My last journal left off with me cutting off the internet, it did not work as well as the last time I tried that approach. Anyway about the things that have changed, I am out of school and have a job now. I am working my way toward a professional athletic career, it is going well at the moment.
I had a relationship, well had the beginnings of one with a good friend. I basically ended it because of P, I liked her (and still do). I just didnt want her to become someone who had to deal with my problems, I figured she was better off without me. I always figured, in the back of my mind, that I could get myself together then things maybe could work out. Anyway she go back together with an old BF, and now they are engaged.
So that hit me pretty hard. I know the guy she is engaged to, stand up guy, I am happy for both of them. It just brought out these feelings in me, I dont want to push people away forever. I felt the whole situation was a reminder about what I have to do, I need to get myself right.
I am, if you cant already guess, someone who self punishes. If I dont think im good enough, worthy or whatever I will not succeed. I am confident in my ability to beat this thing, afterall I have gone over 100 days w/o P or MB. So I know if I can do that I can go the distance.

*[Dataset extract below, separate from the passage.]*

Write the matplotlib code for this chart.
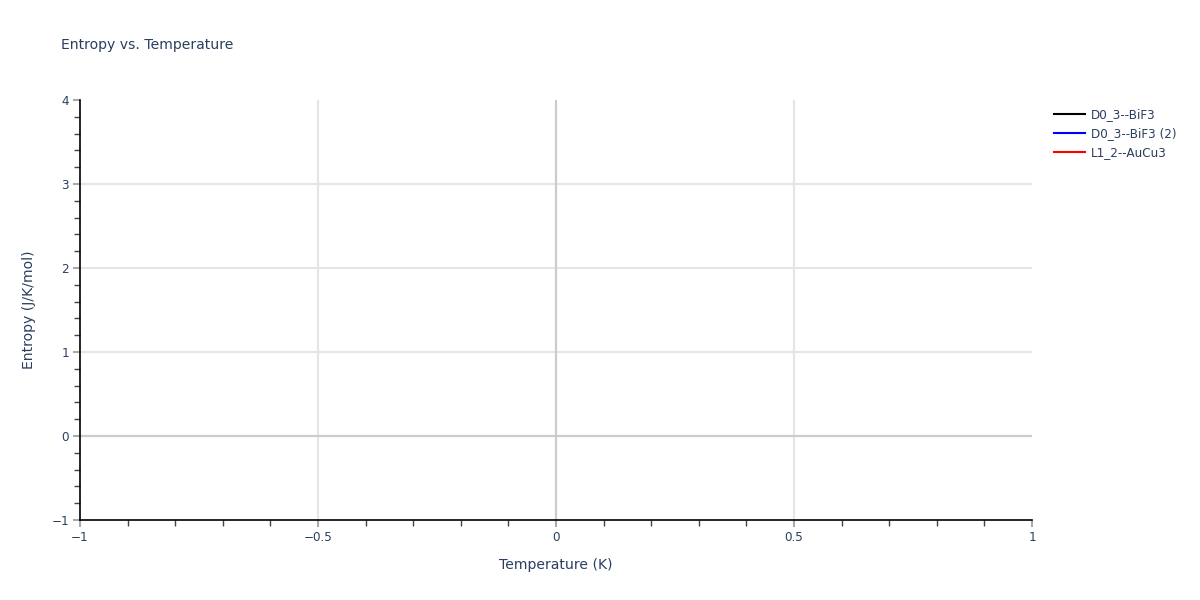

If I go on with P I know I will never reach my full potential in anything I try because of my self punishing nature (to be prefectly clear, my self punishing is never physical, it is a mental thing where I hinder myself).
When I quit for the longest time everything kinda fell into place, but since then it has been much more difficult. I felt the best about my chances though when I had this journal and the accountability it provided. I am ready to move on with my life, to enter a new stage.
Im 24, male and addicted to P. But I'd like that to change this year.